Como, 29/10/2007[1] Selon la revue d'affaires britannique The Economist, cette garantie était en réalité un bluff.
[2] "Et ce ne sont pas les péroraisons des "altermondialistes" et autres pourfendeurs de la "financiarisation"de l'économie qui y changeront quoi que ce soit. Ces courants politiques voudraient un capitalisme "propre", "équitable", tournant notamment le dos à la spéculation. En réalité, celle-ci n'est nullement le fait d'un "mauvais" capitalisme qui "oublie" sa responsabilité d'investir dans des secteurs réellement productifs. Comme Marx l'a établi depuis le 19e siècle, la spéculation résulte du fait que, dans la perspective d'un manque de débouchés suffisants pour les investissements productifs, les détenteurs de capitaux préfèrent les faire fructifier à court terme dans une immense loterie, une loterie qui transforme aujourd'hui le capitalisme en un casino planétaire. Vouloir que le capitalisme renonce à la spéculation dans la période actuelle est aussi réaliste que de vouloir que les tigres deviennent végétariens (ou que les dragons cessent de cracher du feu)." (Résolution sur la situation internationale adoptée par le17e congrès du CCI - Voir la Revue internationale n° 130)
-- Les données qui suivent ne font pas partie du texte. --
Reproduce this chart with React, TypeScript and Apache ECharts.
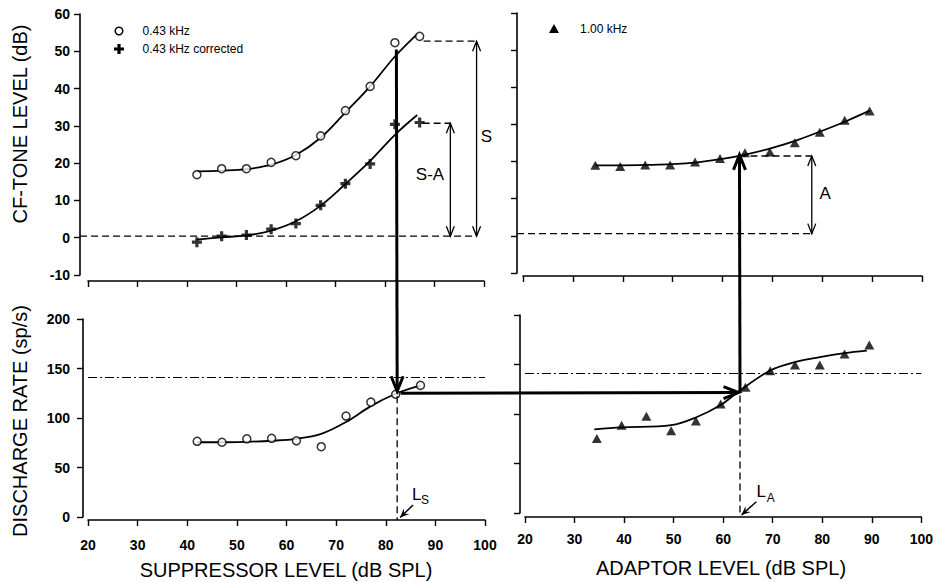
import React, { useEffect, useRef } from "react";
import * as echarts from "echarts";

// ---------------- data ----------------
// Suppressor (0.43 kHz) panels
const suppressorLevels = [42, 47, 52, 57, 62, 67, 72, 77, 82, 87];
const cfTone043 = [16.9, 18.5, 18.5, 20.2, 22.0, 27.3, 34.1, 40.6, 52.3, 54.0];
const cfTone043Corrected = [-1.2, 0.4, 0.7, 2.3, 3.8, 8.7, 14.5, 19.8, 30.4, 30.9];
const rate043 = [76.5, 75.5, 79, 79.5, 77, 71, 102, 116, 124, 133];

const fit043Levels = [42, 47, 52, 57, 62, 67, 72, 77, 82, 86.5];
const fit043 = [17.8, 18.0, 18.4, 19.6, 22.2, 26.8, 33.6, 40.6, 48.6, 54.6];
const fit043CorrLevels = [42, 47, 52, 57, 62, 67, 72, 77, 82, 86.5];
const fit043Corr = [-0.5, 0.1, 0.6, 1.9, 4.4, 8.6, 14.4, 20.6, 27.6, 32.9];
const fitRate043Levels = [42, 47, 52, 57, 62, 67, 72, 77, 82, 87];
const fitRate043 = [75.5, 75.5, 76, 77, 79, 84, 96, 112, 124.5, 133];

// Adaptor (1.00 kHz) panels
const adaptorLevels = [34.5, 39.5, 44.5, 49.5, 54.5, 59.5, 64.5, 69.5, 74.5, 79.5, 84.5, 89.5];
const cfTone100 = [19.0, 18.7, 19.1, 19.1, 19.9, 20.8, 22.4, 22.6, 25.1, 27.9, 31.1, 33.6];
const rate100 = [75.3, 88.7, 97.8, 83, 93, 110, 126.9, 143.7, 149.4, 149.4, 160.5, 169.6];
const fit100Levels = [34.5, 40, 45, 50, 55, 60, 65, 70, 75, 80, 85, 89.5];
const fit100 = [19.0, 19.0, 19.1, 19.3, 19.8, 20.7, 22.0, 23.7, 25.8, 28.3, 31.0, 33.7];
const fitRate100Levels = [34, 39.5, 49.5, 54.5, 59.5, 63.3, 69.5, 74.5, 79.5, 84.5, 89];
const fitRate100 = [84.4, 86.4, 88.7, 96.5, 109, 123.4, 144, 152.5, 157.5, 161.5, 164];

// reference discharge rate (dash-dot lines)
const referenceRate = 141;

// annotation anchors (data units)
const levelLs = 82.3; // L_S
const levelLa = 63.4; // L_A
const sTop = 52.7;
const saTop = 30.7;
const zeroTL = 0.4;
const sArrowLevel = 98.5;
const saArrowLevel = 93.2;
const aTop = 21.5;
const aBase = 0.6;
const aArrowLevel = 77.9;
const rateAtLs = 125;
const rateAtLa = 121.7;

// labels
const xTitleLeft = "SUPPRESSOR LEVEL (dB SPL)";
const xTitleRight = "ADAPTOR LEVEL (dB SPL)";
const yTitleTop = "CF-TONE LEVEL (dB)";
const yTitleBottom = "DISCHARGE RATE (sp/s)";
const legendLabels = ["0.43 kHz", "0.43 kHz corrected", "1.00 kHz"];

const FONT = '"Liberation Sans", Arial, Helvetica, sans-serif';
const PLUS = "path://M3.4,0H6.6V3.4H10V6.6H6.6V10H3.4V6.6H0V3.4H3.4Z";

const zip = (xs: number[], ys: number[]) => xs.map((x, i) => [x, ys[i]]);

function buildOption(): any {
  const axisLine = { show: true, onZero: false, lineStyle: { color: "#000", width: 1.6 } };
  const tick = { show: true, length: 6, lineStyle: { color: "#000", width: 1.4 } };
  const label = (show: boolean, margin: number) => ({
    show,
    margin,
    color: "#000",
    fontSize: 14,
    fontWeight: "bold",
    fontFamily: FONT,
  });
  const xAxis = (gi: number, offset: number, show: boolean, margin: number) => ({
    type: "value",
    gridIndex: gi,
    min: 20,
    max: 100,
    interval: 10,
    offset,
    axisLine,
    axisTick: tick,
    axisLabel: label(show, margin),
    splitLine: { show: false },
  });
  const yAxis = (gi: number, min: number, max: number, interval: number, offset: number, show: boolean, margin: number) => ({
    type: "value",
    gridIndex: gi,
    min,
    max,
    interval,
    offset,
    axisLine,
    axisTick: tick,
    axisLabel: label(show, margin),
    splitLine: { show: false },
  });
  const fitLine = (gi: number, xs: number[], ys: number[], extra: any = {}) => ({
    type: "line",
    xAxisIndex: gi,
    yAxisIndex: gi,
    data: zip(xs, ys),
    smooth: 0.35,
    showSymbol: false,
    symbol: "none",
    lineStyle: { color: "#000", width: 1.8 },
    z: 2,
    silent: true,
    ...extra,
  });
  const refLine = {
    silent: true,
    symbol: "none",
    label: { show: false },
    lineStyle: { color: "#000", width: 1, type: [9, 3, 2, 3] },
    data: [{ yAxis: referenceRate }],
  };
  return {
    animation: false,
    backgroundColor: "#fff",
    grid: [
      { left: 88, top: 14, width: 396, height: 261 },
      { left: 523, top: 13, width: 399, height: 260 },
      { left: 88, top: 319, width: 397, height: 198 },
      { left: 525, top: 315, width: 397, height: 198 },
    ],
    xAxis: [xAxis(0, 6, false, 8), xAxis(1, 3, false, 8), xAxis(2, 3, true, 18), xAxis(3, 4, true, 15)],
    yAxis: [
      yAxis(0, -10, 60, 10, 8, true, 10),
      yAxis(1, -10, 60, 10, 6, false, 10),
      yAxis(2, 0, 200, 50, 5, true, 13),
      yAxis(3, 0, 200, 50, 5, false, 13),
    ],
    series: [
      fitLine(0, fit043Levels, fit043),
      fitLine(0, fit043CorrLevels, fit043Corr),
      {
        name: legendLabels[0],
        type: "scatter",
        xAxisIndex: 0,
        yAxisIndex: 0,
        data: zip(suppressorLevels, cfTone043),
        symbol: "circle",
        symbolSize: 8,
        itemStyle: { color: "#fff", borderColor: "#000", borderWidth: 1.5 },
        z: 5,
      },
      {
        name: legendLabels[1],
        type: "scatter",
        xAxisIndex: 0,
        yAxisIndex: 0,
        data: zip(suppressorLevels, cfTone043Corrected),
        symbol: PLUS,
        symbolSize: 10,
        itemStyle: { color: "#000" },
        z: 5,
      },
      fitLine(1, fit100Levels, fit100),
      {
        name: legendLabels[2],
        type: "scatter",
        xAxisIndex: 1,
        yAxisIndex: 1,
        data: zip(adaptorLevels, cfTone100),
        symbol: "triangle",
        symbolSize: [10, 9],
        itemStyle: { color: "#000" },
        z: 5,
      },
      fitLine(2, fitRate043Levels, fitRate043, { markLine: refLine }),
      {
        type: "scatter",
        xAxisIndex: 2,
        yAxisIndex: 2,
        data: zip(suppressorLevels, rate043),
        symbol: "circle",
        symbolSize: 8,
        itemStyle: { color: "#fff", borderColor: "#000", borderWidth: 1.5 },
        z: 5,
      },
      fitLine(3, fitRate100Levels, fitRate100, { markLine: refLine }),
      {
        type: "scatter",
        xAxisIndex: 3,
        yAxisIndex: 3,
        data: zip(adaptorLevels, rate100),
        symbol: "triangle",
        symbolSize: [10, 9],
        itemStyle: { color: "#000" },
        z: 5,
      },
    ],
  };
}

function buildGraphics(chart: any): any[] {
  const P = (gi: number, x: number, y: number): number[] =>
    chart.convertToPixel({ gridIndex: gi }, [x, y]) as number[];
  const g: any[] = [];
  const seg = (a: number[], b: number[], lw: number, dash?: number[]) =>
    g.push({
      type: "polyline",
      shape: { points: [a, b] },
      style: { stroke: "#000", lineWidth: lw, lineDash: dash, fill: "none" },
      z: 20,
    });
  const head = (tip: number[], from: number[], len: number, half: number, lw: number, filled = false) => {
    const dx = tip[0] - from[0];
    const dy = tip[1] - from[1];
    const d = Math.hypot(dx, dy) || 1;
    const ux = dx / d;
    const uy = dy / d;
    const nx = -uy;
    const ny = ux;
    const w1 = [tip[0] - ux * len + nx * half, tip[1] - uy * len + ny * half];
    const w2 = [tip[0] - ux * len - nx * half, tip[1] - uy * len - ny * half];
    if (filled) {
      const back = [tip[0] - ux * len * 0.6, tip[1] - uy * len * 0.6];
      g.push({ type: "polygon", shape: { points: [w1, tip, w2, back] }, style: { fill: "#000" }, z: 21 });
    } else {
      g.push({
        type: "polyline",
        shape: { points: [w1, tip, w2] },
        style: { stroke: "#000", lineWidth: lw, fill: "none", lineJoin: "miter" },
        z: 21,
      });
    }
  };
  const arrow = (a: number[], b: number[], lw: number, len: number, half: number, both = false) => {
    seg(a, b, lw);
    head(b, a, len, half, lw);
    if (both) head(a, b, len, half, lw);
  };
  const text = (pt: number[], s: string, size: number, align = "center", vAlign = "middle") =>
    g.push({
      type: "text",
      x: pt[0],
      y: pt[1],
      style: { text: s, fontSize: size, fontFamily: FONT, fill: "#000", align, verticalAlign: vAlign },
      z: 22,
    });
  const DASH = [7, 4];

  // ---- top-left annotations ----
  seg(P(0, 18.4, zeroTL), P(0, sArrowLevel, zeroTL), 1.3, DASH);
  seg(P(0, 87.8, sTop), P(0, sArrowLevel, sTop), 1.3, DASH);
  seg(P(0, 87.6, saTop), P(0, saArrowLevel, saTop), 1.3, DASH);
  arrow(P(0, sArrowLevel, zeroTL), P(0, sArrowLevel, sTop), 1.3, 10, 4, true);
  arrow(P(0, saArrowLevel, zeroTL), P(0, saArrowLevel, saTop), 1.3, 10, 4, true);
  text(P(0, 100.5, 27.1), "S", 17);
  text(P(0, 89.1, 16.9), "S-A", 17);

  // ---- top-right annotations ----
  seg(P(1, 18.8, aBase), P(1, aArrowLevel, aBase), 1.3, DASH);
  seg(P(1, levelLa, aTop), P(1, aArrowLevel, aTop), 1.3, DASH);
  arrow(P(1, aArrowLevel, aBase), P(1, aArrowLevel, aTop), 1.3, 10, 4, true);
  text(P(1, 80.6, 11.3), "A", 17);

  // ---- thick connecting arrows ----
  arrow(P(0, levelLs, 50.5), P(2, levelLs, rateAtLs + 2), 3, 15, 6);
  arrow(P(2, 83, rateAtLs), P(3, levelLa - 0.3, rateAtLa), 3, 15, 6);
  arrow(P(3, levelLa, rateAtLa), P(1, levelLa, aTop + 0.3), 3, 15, 6);

  // ---- bottom dashed drop lines and level labels ----
  seg(P(2, levelLs, rateAtLs - 3), P(2, levelLs, -3), 1.3, DASH);
  seg(P(3, levelLa, rateAtLa - 3), P(3, levelLa, -4), 1.3, DASH);

  const lsFrom = P(2, 85.5, 12.1);
  const lsTip = P(2, 82.9, -0.5);
  seg(lsFrom, lsTip, 1.5);
  head(lsTip, lsFrom, 9, 4, 1.5, true);
  text(P(2, 85.3, 23.2), "L", 17, "left");
  text(P(2, 87.1, 17.5), "S", 12, "left");

  const laFrom = P(3, 66.7, 11.4);
  const laTip = P(3, 63.7, -2);
  seg(laFrom, laTip, 1.5);
  head(laTip, laFrom, 9, 4, 1.5, true);
  text(P(3, 66.75, 22.2), "L", 17, "left");
  text(P(3, 68.8, 15.2), "A", 12, "left");

  // ---- axis titles ----
  const title = (x: number, y: number, s: string, rot = 0) =>
    g.push({
      type: "text",
      x,
      y,
      rotation: rot,
      style: { text: s, fontSize: 20, fontFamily: FONT, fill: "#000", align: "center", verticalAlign: "middle" },
      z: 22,
    });
  title(20, 124, yTitleTop, Math.PI / 2);
  title(20, 421, yTitleBottom, Math.PI / 2);
  title(286, 570, xTitleLeft);
  title(721, 568, xTitleRight);

  // ---- legends ----
  g.push({ type: "circle", shape: { cx: 119, cy: 31, r: 3.8 }, style: { fill: "#fff", stroke: "#000", lineWidth: 1.5 }, z: 22 });
  g.push({
    type: "polygon",
    shape: {
      points: [
        [117.4, 44], [120.6, 44], [120.6, 47.4], [124, 47.4], [124, 50.6], [120.6, 50.6],
        [120.6, 54], [117.4, 54], [117.4, 50.6], [114, 50.6], [114, 47.4], [117.4, 47.4],
      ],
    },
    style: { fill: "#000" },
    z: 22,
  });
  g.push({ type: "polygon", shape: { points: [[554, 24], [559, 33], [549, 33]] }, style: { fill: "#000" }, z: 22 });
  const legendText = (x: number, y: number, s: string) =>
    g.push({
      type: "text",
      x,
      y,
      style: { text: s, fontSize: 12, fontFamily: FONT, fill: "#000", align: "left", verticalAlign: "middle" },
      z: 22,
    });
  legendText(142.5, 31, legendLabels[0]);
  legendText(142.5, 49, legendLabels[1]);
  legendText(580, 28.5, legendLabels[2]);

  return g;
}

export default function App() {
  const ref = useRef<HTMLDivElement>(null);
  useEffect(() => {
    if (!ref.current) return;
    const chart = echarts.init(ref.current, undefined, { renderer: "svg" });
    chart.setOption(buildOption());
    chart.setOption({ graphic: buildGraphics(chart) });
    return () => chart.dispose();
  }, []);
  return (
    <div
      ref={ref}
      style={{ position: "absolute", left: 0, top: 0, width: 936, height: 582, background: "#fff" }}
    />
  );
}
[3] Benjamin Bernanke, président de la FED, parle des arriérés de loyer comme étant des actes de "délinquance" : en d'autres termes, des infractions contre Mammon. En conséquence, les "criminels" ont été punis... par des taux d'intérêt encore plus élevés !
[4] Nous ne pouvons entrer ici dans la question de l'état des sans abri dans l'ensemble du monde. Selon la Commission des Nations Unies sur les Droits de l'Homme, un milliard de personnes sur la planète n'ont pas de logement adéquat et 100 millions pas de logement du tout.
[6] Section 5, chapitre "Le rôle du crédit dans la production capitaliste".